Opinion
Civil No. 09-cv-284-SM, Opinion No. 2011 DNH 025.
February 10, 2011
ORDER
After one of ANSYS's highly skilled physicists left to work for its primary competitor, Computational Dynamics North America ("CDNA"), ANSYS brought this suit seeking to enforce its former employee's covenant not to compete. It also sought damages from both the former employee and CDNA for misappropriation of trade secrets. Failing to obtain temporary injunctive relief from this court, or the court of appeals, ANSYS decided to withdraw its claims against both defendants and has moved the court to dismiss all pending claims, with prejudice. Defendants object, at least in part, and move the court to condition dismissal of ANSYS's claims on the payment of costs and attorney's fees, totaling nearly $200,000.

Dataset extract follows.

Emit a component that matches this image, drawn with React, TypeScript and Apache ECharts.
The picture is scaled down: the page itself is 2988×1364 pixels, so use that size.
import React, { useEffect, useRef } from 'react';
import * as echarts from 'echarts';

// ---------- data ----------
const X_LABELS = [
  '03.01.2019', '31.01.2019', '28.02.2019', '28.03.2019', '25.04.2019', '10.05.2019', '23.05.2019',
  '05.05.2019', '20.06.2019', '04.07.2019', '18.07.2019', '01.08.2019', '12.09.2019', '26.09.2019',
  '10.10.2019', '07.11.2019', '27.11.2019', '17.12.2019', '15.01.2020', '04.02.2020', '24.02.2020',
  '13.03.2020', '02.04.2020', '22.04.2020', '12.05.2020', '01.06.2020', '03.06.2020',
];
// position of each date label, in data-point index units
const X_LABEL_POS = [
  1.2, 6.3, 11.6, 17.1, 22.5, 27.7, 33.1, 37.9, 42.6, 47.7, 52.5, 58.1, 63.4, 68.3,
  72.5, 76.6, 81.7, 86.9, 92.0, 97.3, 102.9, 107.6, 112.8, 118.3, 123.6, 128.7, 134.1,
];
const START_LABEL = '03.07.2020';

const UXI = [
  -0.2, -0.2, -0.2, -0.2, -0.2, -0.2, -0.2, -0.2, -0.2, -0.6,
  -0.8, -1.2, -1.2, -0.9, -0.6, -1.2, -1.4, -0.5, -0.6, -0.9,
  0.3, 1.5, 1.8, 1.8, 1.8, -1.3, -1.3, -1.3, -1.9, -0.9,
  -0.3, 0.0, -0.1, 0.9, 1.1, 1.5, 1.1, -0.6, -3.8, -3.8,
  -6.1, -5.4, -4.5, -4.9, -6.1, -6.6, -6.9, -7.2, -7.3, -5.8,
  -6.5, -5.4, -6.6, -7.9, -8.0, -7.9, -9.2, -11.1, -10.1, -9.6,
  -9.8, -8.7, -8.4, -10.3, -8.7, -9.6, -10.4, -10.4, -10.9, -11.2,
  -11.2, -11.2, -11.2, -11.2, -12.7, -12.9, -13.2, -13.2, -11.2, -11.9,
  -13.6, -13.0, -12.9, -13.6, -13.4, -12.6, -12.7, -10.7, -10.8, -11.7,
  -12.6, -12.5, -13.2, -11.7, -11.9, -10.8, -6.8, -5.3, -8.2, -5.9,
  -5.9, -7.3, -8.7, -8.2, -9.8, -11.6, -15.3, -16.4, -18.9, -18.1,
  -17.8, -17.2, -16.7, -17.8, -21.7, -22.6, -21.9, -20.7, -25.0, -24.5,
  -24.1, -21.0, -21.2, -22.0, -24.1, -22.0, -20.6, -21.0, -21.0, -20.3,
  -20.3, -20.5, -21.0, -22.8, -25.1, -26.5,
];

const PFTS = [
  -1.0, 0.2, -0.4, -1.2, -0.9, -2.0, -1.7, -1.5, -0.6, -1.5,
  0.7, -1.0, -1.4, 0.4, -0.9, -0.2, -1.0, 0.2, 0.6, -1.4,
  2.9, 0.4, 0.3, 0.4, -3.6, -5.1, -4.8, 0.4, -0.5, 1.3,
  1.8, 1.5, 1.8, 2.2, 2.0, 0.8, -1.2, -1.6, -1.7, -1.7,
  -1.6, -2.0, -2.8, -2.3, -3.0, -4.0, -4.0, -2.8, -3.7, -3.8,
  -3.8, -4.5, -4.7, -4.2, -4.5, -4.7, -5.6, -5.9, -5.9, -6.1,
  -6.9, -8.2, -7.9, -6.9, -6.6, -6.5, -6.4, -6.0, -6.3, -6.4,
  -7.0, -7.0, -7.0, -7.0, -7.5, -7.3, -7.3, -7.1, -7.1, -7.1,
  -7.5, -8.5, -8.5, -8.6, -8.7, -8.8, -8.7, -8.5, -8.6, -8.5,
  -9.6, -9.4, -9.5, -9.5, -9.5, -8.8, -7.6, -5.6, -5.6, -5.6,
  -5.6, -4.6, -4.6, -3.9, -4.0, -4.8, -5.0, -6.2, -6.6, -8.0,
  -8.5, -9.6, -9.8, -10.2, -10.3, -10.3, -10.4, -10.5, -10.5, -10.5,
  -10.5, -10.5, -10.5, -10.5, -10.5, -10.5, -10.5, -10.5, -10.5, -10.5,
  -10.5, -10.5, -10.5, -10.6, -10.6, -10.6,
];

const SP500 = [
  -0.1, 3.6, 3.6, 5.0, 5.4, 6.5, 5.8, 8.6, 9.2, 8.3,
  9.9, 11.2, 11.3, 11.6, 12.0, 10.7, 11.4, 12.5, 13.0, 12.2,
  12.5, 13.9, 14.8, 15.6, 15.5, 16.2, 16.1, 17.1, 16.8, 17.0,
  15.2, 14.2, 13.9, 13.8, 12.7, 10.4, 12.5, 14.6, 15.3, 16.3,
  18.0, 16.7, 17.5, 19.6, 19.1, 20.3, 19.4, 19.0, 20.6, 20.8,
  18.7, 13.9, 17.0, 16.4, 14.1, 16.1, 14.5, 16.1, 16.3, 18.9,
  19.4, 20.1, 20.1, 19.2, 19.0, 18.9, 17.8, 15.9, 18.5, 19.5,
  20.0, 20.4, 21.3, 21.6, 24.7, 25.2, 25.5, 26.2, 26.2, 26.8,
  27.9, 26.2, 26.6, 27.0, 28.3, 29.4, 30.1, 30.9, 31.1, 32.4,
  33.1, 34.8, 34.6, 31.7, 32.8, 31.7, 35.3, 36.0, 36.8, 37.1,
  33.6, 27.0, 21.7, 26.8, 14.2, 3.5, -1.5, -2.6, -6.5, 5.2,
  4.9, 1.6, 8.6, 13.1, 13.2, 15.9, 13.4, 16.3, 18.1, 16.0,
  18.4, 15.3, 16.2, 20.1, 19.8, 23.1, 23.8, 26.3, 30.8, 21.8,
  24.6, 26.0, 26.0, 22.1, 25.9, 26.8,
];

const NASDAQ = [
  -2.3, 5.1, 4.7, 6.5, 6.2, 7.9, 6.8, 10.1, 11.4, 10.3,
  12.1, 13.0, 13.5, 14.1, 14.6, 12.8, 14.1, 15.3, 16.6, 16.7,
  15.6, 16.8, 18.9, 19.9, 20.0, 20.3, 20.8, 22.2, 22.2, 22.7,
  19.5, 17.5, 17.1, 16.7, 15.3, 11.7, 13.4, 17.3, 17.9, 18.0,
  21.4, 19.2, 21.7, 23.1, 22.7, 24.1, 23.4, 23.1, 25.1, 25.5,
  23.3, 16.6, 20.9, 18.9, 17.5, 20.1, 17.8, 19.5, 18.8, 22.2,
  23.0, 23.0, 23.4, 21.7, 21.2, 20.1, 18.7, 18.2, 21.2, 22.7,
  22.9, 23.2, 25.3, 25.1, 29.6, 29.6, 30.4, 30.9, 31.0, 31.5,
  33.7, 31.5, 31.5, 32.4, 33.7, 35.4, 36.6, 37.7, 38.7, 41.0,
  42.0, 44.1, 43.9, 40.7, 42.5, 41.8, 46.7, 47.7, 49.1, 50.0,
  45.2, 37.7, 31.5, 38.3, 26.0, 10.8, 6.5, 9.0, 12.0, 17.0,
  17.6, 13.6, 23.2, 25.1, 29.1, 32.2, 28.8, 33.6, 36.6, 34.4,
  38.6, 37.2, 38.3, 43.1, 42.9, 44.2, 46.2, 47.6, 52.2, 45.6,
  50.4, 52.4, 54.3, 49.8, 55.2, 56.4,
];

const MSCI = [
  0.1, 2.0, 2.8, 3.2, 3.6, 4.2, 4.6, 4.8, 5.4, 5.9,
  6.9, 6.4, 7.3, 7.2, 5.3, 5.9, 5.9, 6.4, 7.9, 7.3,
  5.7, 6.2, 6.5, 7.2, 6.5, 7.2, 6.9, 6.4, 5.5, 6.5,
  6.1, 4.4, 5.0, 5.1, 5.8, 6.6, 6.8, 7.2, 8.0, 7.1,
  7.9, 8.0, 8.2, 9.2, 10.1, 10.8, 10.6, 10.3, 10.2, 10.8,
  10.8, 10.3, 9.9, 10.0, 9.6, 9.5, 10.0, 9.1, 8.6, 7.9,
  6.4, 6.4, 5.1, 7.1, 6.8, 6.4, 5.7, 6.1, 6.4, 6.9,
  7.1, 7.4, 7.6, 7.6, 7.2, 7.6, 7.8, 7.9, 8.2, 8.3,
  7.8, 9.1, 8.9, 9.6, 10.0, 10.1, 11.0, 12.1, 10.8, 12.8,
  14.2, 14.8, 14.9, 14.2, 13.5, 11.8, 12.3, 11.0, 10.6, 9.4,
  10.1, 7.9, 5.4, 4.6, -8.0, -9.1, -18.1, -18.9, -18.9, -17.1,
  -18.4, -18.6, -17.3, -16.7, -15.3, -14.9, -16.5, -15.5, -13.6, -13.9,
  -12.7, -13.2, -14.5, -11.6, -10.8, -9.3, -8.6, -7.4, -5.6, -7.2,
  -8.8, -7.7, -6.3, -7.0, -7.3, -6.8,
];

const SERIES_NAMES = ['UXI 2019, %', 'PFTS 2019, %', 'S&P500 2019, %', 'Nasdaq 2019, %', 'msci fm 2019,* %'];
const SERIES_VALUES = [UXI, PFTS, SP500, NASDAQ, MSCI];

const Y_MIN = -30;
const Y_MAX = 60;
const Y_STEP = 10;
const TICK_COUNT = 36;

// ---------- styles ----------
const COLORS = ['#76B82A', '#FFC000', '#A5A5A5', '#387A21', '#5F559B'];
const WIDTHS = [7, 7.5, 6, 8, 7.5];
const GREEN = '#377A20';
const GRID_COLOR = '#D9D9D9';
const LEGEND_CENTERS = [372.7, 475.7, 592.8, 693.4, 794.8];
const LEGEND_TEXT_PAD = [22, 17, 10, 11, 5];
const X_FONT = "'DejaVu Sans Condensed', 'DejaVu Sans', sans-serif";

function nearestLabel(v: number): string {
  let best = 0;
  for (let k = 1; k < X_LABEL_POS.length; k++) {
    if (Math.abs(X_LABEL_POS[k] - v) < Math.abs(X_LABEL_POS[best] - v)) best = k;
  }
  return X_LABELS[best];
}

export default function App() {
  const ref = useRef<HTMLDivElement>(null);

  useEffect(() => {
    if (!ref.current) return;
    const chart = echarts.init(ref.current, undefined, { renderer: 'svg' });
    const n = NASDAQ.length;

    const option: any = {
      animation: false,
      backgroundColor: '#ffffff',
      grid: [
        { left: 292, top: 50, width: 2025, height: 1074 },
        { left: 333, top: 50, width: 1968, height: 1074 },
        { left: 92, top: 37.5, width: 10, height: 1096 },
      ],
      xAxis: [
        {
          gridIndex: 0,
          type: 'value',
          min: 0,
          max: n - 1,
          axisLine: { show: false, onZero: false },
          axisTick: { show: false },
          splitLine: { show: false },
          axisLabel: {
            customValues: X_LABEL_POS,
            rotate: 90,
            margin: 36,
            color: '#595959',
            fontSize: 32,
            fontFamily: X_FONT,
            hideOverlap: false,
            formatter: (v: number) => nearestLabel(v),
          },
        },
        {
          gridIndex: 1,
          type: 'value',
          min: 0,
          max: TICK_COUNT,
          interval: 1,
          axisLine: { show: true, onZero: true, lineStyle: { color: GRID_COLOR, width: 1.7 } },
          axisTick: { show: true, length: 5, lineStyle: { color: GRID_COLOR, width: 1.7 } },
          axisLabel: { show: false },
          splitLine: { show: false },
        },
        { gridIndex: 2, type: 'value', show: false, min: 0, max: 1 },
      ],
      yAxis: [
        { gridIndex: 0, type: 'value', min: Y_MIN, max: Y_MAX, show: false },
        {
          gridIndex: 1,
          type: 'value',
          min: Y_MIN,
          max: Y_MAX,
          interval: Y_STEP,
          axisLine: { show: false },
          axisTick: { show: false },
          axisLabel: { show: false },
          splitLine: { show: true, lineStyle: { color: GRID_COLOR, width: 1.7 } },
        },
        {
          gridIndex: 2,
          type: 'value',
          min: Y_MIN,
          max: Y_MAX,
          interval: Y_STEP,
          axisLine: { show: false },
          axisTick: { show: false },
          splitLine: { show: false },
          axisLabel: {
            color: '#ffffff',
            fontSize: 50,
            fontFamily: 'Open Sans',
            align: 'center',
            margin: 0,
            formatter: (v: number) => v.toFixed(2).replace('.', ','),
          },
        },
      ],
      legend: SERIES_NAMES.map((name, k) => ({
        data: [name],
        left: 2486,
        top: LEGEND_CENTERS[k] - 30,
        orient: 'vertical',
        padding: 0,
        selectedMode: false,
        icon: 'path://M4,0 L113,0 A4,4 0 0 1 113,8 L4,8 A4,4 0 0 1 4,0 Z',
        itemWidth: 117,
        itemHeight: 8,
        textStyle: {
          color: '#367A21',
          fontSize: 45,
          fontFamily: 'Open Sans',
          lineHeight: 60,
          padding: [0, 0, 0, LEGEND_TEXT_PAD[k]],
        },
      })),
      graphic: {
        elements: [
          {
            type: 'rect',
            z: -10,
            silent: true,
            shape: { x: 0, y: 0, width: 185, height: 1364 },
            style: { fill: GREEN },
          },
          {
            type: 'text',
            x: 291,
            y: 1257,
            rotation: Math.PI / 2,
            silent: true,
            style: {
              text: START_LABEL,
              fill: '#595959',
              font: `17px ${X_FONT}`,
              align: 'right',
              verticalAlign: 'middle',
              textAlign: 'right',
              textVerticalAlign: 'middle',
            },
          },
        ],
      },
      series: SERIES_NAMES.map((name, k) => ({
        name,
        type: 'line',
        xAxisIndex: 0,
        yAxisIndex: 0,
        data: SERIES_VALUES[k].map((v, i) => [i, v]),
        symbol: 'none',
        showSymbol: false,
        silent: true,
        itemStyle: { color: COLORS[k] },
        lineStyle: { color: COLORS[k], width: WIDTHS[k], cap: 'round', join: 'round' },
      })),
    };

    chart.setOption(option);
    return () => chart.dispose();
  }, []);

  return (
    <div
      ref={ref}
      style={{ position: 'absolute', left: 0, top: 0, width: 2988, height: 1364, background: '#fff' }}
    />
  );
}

For the reasons discussed below, ANSYS's motion for voluntary dismissal with prejudice is granted. Defendants' motion is denied to the extent it seeks an award of attorney's fees. ANSYS's request for an award of reasonable costs is referred to the Clerk of Court in the first instance.
Background
For approximately seven years, Dr. Doru Caraeni worked for ANSYS, developing code for software used in computational fluid dynamics simulations. In May of 2009, not long after his wife left ANSYS's employ, Caraeni resigned his own position and went to work for its largest competitor, CDNA. But, just days before leaving ANSYS, he accessed (and apparently downloaded) several highly secret documents that ANSYS had prepared, including a "strategic, technical comparison" of how its software product compared to CDNA's product. See Transcript of Hearing on CDNA's Request for Fees at 23. Those documents also described the "architecture and functionality" of ANSYS's software. Id. at 22. Not surprisingly, ANSYS was troubled both by the fact that Caraeni decided to download those materials — materials he did not need to access to perform his job at ANSYS — and by the timing of that decision. Caraeni's conduct was suspicious under the circumstances (and never adequately explained), and ANSYS was understandably concerned.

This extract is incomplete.